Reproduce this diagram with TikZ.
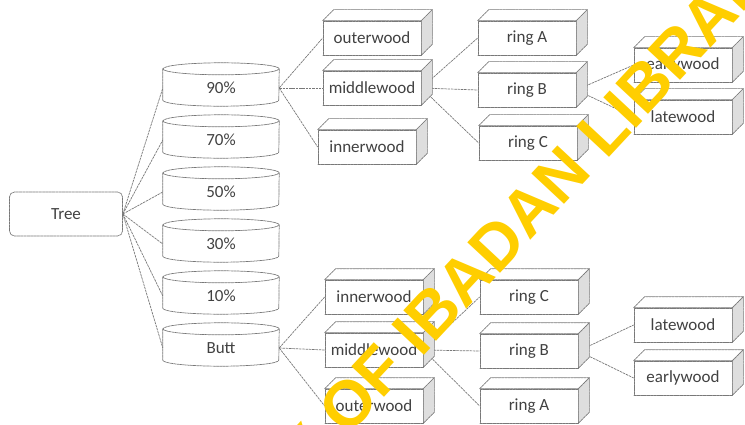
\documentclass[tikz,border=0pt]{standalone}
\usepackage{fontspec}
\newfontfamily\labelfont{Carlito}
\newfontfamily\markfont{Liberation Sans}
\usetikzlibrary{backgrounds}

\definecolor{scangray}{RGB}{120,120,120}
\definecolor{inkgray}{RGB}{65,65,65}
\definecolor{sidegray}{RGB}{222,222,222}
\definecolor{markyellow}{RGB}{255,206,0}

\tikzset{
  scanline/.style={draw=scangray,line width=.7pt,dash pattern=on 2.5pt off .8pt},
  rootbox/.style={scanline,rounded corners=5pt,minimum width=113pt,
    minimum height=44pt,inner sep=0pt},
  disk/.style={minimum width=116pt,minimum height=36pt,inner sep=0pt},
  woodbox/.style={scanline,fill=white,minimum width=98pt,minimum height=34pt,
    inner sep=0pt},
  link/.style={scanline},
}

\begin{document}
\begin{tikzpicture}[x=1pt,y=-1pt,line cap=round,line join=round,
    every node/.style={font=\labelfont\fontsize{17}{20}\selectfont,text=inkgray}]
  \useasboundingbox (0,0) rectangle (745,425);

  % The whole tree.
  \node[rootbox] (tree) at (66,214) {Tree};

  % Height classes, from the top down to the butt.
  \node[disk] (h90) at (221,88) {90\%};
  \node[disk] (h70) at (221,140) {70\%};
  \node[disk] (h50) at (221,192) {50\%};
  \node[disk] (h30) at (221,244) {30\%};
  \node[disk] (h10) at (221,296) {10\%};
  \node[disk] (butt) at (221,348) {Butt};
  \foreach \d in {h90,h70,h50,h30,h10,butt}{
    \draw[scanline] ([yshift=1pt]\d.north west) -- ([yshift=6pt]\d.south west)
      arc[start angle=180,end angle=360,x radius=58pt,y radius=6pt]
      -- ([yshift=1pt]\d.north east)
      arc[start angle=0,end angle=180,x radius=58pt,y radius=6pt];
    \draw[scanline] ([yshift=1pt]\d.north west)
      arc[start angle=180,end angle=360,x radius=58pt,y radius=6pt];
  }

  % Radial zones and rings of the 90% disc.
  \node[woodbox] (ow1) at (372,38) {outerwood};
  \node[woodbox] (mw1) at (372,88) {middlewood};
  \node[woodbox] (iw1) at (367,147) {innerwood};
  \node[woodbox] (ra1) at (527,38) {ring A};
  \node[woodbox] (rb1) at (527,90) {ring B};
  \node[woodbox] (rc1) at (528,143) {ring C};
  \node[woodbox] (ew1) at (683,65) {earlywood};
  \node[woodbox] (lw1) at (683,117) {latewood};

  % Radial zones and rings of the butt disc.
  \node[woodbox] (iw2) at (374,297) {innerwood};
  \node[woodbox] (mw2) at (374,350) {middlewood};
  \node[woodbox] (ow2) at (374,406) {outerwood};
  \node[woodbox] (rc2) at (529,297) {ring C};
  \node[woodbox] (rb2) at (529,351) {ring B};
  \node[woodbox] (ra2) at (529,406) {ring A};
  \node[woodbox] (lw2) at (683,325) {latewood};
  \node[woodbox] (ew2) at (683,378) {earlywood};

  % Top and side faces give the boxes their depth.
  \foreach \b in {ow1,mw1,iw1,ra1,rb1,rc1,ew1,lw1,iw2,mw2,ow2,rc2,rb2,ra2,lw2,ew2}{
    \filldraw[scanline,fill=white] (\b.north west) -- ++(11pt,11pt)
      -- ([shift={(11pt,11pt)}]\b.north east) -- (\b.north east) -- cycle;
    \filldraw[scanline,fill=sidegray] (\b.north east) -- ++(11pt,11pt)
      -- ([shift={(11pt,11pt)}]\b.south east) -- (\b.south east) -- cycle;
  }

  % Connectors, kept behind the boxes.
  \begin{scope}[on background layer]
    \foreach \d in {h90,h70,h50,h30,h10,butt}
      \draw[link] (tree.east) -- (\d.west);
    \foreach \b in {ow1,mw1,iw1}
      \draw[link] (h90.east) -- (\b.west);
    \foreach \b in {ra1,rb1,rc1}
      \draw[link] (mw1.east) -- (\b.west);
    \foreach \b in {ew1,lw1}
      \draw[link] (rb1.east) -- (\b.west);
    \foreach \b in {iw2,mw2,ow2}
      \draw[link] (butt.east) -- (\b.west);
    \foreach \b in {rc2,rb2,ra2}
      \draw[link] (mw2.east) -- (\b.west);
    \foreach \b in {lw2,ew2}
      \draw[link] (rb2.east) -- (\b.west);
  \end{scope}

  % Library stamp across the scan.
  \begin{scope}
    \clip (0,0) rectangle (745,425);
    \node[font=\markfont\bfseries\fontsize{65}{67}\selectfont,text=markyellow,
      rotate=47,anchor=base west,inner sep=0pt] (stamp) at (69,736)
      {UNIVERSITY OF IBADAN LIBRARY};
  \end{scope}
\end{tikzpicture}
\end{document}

□ □ □

GIVEN EXERCISE: Return, unchanged, the lines from the first line of the material through the line that holds "(tree) at (66,214)", inclusive, omitting pictures.

REPLY TO THE EXERCISE:
Reproduce this diagram with TikZ.
\documentclass[tikz,border=0pt]{standalone}
\usepackage{fontspec}
\newfontfamily\labelfont{Carlito}
\newfontfamily\markfont{Liberation Sans}
\usetikzlibrary{backgrounds}

\definecolor{scangray}{RGB}{120,120,120}
\definecolor{inkgray}{RGB}{65,65,65}
\definecolor{sidegray}{RGB}{222,222,222}
\definecolor{markyellow}{RGB}{255,206,0}

\tikzset{
  scanline/.style={draw=scangray,line width=.7pt,dash pattern=on 2.5pt off .8pt},
  rootbox/.style={scanline,rounded corners=5pt,minimum width=113pt,
    minimum height=44pt,inner sep=0pt},
  disk/.style={minimum width=116pt,minimum height=36pt,inner sep=0pt},
  woodbox/.style={scanline,fill=white,minimum width=98pt,minimum height=34pt,
    inner sep=0pt},
  link/.style={scanline},
}

\begin{document}
\begin{tikzpicture}[x=1pt,y=-1pt,line cap=round,line join=round,
    every node/.style={font=\labelfont\fontsize{17}{20}\selectfont,text=inkgray}]
  \useasboundingbox (0,0) rectangle (745,425);

  % The whole tree.
  \node[rootbox] (tree) at (66,214) {Tree};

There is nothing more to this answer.